European leaders remain split on parts of the package to stem the region's debt crisis, raising concerns that a final agreement won't be reached at Wednesday's summit.
Governments and banks have been talking for more than a week in an effort to reach an accord on reducing Greece's debt burden, so that the agreement can be included in a planned "comprehensive package" that eurozone leaders hope to announce at a summit Wednesday in Brussels.
Banks on Tuesday were rebuffing pressure from governments for "voluntary" write-downs of 50 percent to 60 percent on their Greek bonds, according to people familiar with the matter, although some said there had been movement that suggested a compromise in time for the summit couldn't be ruled out.
Without an agreement on how Greece's debt will be restructured, it will be tough for the leaders to announce the future size of their beefed-up bailout fund, the European Financial Stability Facility (EFSF).
After pushing back the deadline for the debt-crisis package once last week, European officials had repeatedly pledged in recent days that they would outline the key measures on Wednesday.
But a statement from Poland, which currently holds the EU presidency, on Tuesday afternoon confirmed a finance ministers' gathering to settle the final issues on a package of measures ahead of the meeting of the heads of state had been scrapped, signaling there was more work to be done before a deal is finalized.
"Further work at the level of ministers of finance will be conducted based on the outcome of the heads-of-state meeting," the Polish statement said. "The aim is to adopt all necessary elements and details concerning the package, as promptly as possible."
Further explanations weren't given.
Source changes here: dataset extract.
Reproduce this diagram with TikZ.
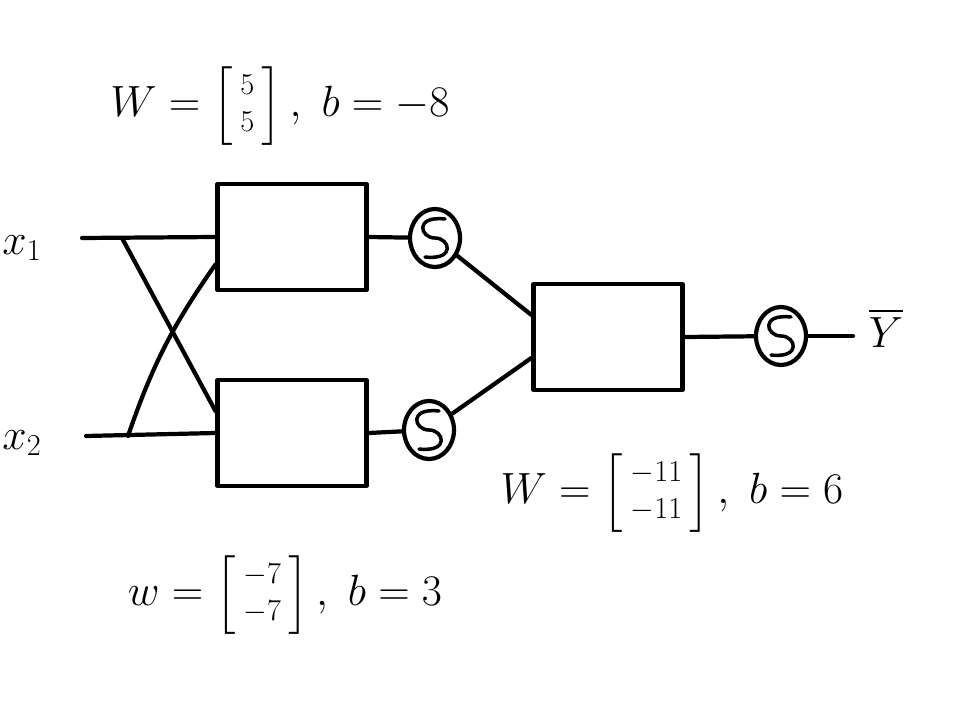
\documentclass[tikz,border=0pt]{standalone}
\usepackage{amsmath}
\usepackage{tikz}
\usetikzlibrary{positioning,calc,shapes.geometric}

\newcommand{\wvec}[2]{\left[\renewcommand{\arraystretch}{0.75}\begin{array}{@{\,}c@{\,}}\scriptstyle #1\\ \scriptstyle #2\end{array}\right]}

\begin{document}
\begin{tikzpicture}[
    x=0.02cm, y=-0.02cm,
    every path/.style={line width=2.4pt, line cap=round, line join=round},
    unit/.style={draw, line width=2.4pt, minimum width=2.98cm, minimum height=2.12cm, inner sep=0pt},
    sig/.style={draw, ellipse, line width=2.4pt, minimum width=1.0cm, minimum height=1.16cm, inner sep=0pt,
        path picture={\draw[line width=2pt] ($(path picture bounding box.center)+(0.2cm,0.38cm)$)
            .. controls ($(path picture bounding box.center)+(-0.42cm,0.45cm)$) and ($(path picture bounding box.center)+(-0.3cm,0cm)$) .. (path picture bounding box.center)
            .. controls ($(path picture bounding box.center)+(0.3cm,0cm)$) and ($(path picture bounding box.center)+(0.42cm,-0.45cm)$) .. ($(path picture bounding box.center)+(-0.2cm,-0.38cm)$);}},
    lbl/.style={font=\fontsize{24}{28}\selectfont, inner sep=1pt},
]
\useasboundingbox (0,0) rectangle (953,706);

% inputs
\node[lbl] (x1) at (22,248) {$x_1$};
\node[lbl] (x2) at (22,443) {$x_2$};
\coordinate (in1) at (82,238);
\coordinate (in2) at (86,436);
\coordinate (c1) at (122,238);
\coordinate (c2) at (128,436);

% hidden layer
\node[unit] (h1) at (292,237) {};
\node[unit] (h2) at (292,433) {};
\node[sig] (s1) at (435,238) {};
\node[sig] (s2) at (429,430) {};

\draw (in1) -- (h1.west);
\draw (in2) -- (h2.west);
\draw (c1) -- ($(h2.north west)!0.3!(h2.south west)$);
\draw (c2) to[bend left=8] ($(h1.north west)!0.75!(h1.south west)$);
\draw (h1.east) -- (s1);
\draw (h2.east) -- (s2);

% output layer
\node[unit] (o) at (608,337) {};
\node[sig] (s3) at (781,336) {};
\coordinate (out) at (853,336);
\node[lbl] (y) at (886,328) {$\overline{Y}$};

\draw (s1) -- ($(o.north west)!0.3!(o.south west)$);
\draw (s2) -- ($(o.north west)!0.69!(o.south west)$);
\draw (o.east) -- (s3);
\draw (s3) -- (out);

% parameters
\node[lbl] (p1) at (280,106) {$W=\wvec{5}{5},\ b=-8$};
\node[lbl] (p2) at (285,595) {$w=\wvec{-7}{-7},\ b=3$};
\node[lbl] (p3) at (672,493) {$W=\wvec{-11}{-11},\ b=6$};
\end{tikzpicture}
\end{document}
But it has become clear that the 10 EU countries that don't use the euro, particularly the UK, don't want to pre-approve any measures that will still be the subject of negotiation when the heads of government of the 17 eurozone nations meet Wednesday evening.
More importantly, key parts of the package remain in doubt and governments need more time to wrap up a deal.
That could mean European heads of government may need to schedule yet another summit in coming days, officials said.
"The idea is to have a global package tomorrow [Wednesday]. Obviously if we don't have one, we will have to have another meeting," said a eurozone official.